ロールキャベツ、ポトフ、野菜炒め。いやいや、なにはともあれ、コールスローサラダでしょう。

そんなことを思っていたら、猛烈にコールスローサラダが食べたくなってきた。

とりあえず、サラダのことはさておいて……。


主人公は小学五年生の風香。

塾だピアノの練習だと、両親の期待を受けながら、うんざりしている毎日だ。

そんなある日、父の腹違いの弟にあたる叔父の仁から、畑で収穫したてのみずみずしいキャベツといっしょに、風香あてに手紙が届く。手紙には、自分の働いている野菜農家に、いつでもおいでと書かれていた。迷った挙句に、風香は両親には内緒で、仁に会いに行くことに決めた。


見渡す限りのキャベツ畑。

仁はそこで、妻の穂波と、彼女の父親である重さん、アルバイトの学生や、会社員の農家研修生、外国からの研修生たちとともに働いていた。そして、風香と同い年でありながらも、キャベツ畑のことをよく理解して、熱心に働く少年、拓也。彼のかげりのある性格が、風香には気になる。

   

仁にひと目会いたかっただけの風香だったが、重さんが両親を説得してくれて、数日間とどまることになる。その間、風香は、穂波さんに借りたTシャツにジャージ姿、首には白いタオルを巻いたいでたちで、キャベツ農家の作業を手伝うことになるのだった。


拓也と受け持つ仕事はキャベツを詰める箱の組み立て。単調な作業だが延々と半日近くこなさなくてはならない。そして穂波さんと準備する、働く人みんなの三度の食事。
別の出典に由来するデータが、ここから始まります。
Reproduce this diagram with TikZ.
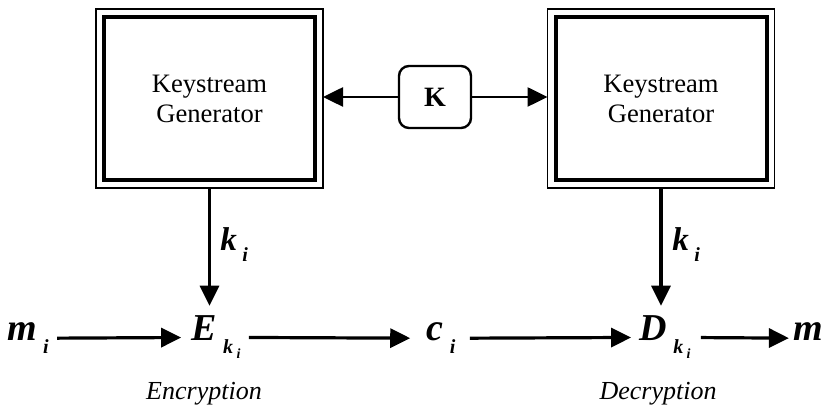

拓也はコールスローサラダをこしらえることが、抜群にうまいのだ。


 大地をふみしめ、汗を流す風香の中で、何かが少しずつふっきれていく。そして初めて知る拓也の過去。


 仁の農場で働く最後の日。

 風香は早朝のキャベツとりに拓也や穂波さんとともに向かう。

夜のように暗く、濃い霧がたちこめるキャベツ畑。しかし、日の出とともに霧は晴れ、明るさをました空の下で、黄金に輝くキャベツが、風香の目の前に現れる。

―東京に帰ったら見えるかもな。風香のまわりにある、たくさんのキャベツ畑。

 仁が残す風香への言葉が印象深い。


 何かに行き詰まりを感じたとき。

 自然の懐は、素の自分にリセットしてくれる。

 お金では買えない豊かさを与えてくれる。

 作者は農業を営みながら、児童文学作家として活躍中。巻末のコールスローサラダのレシピがうれしい。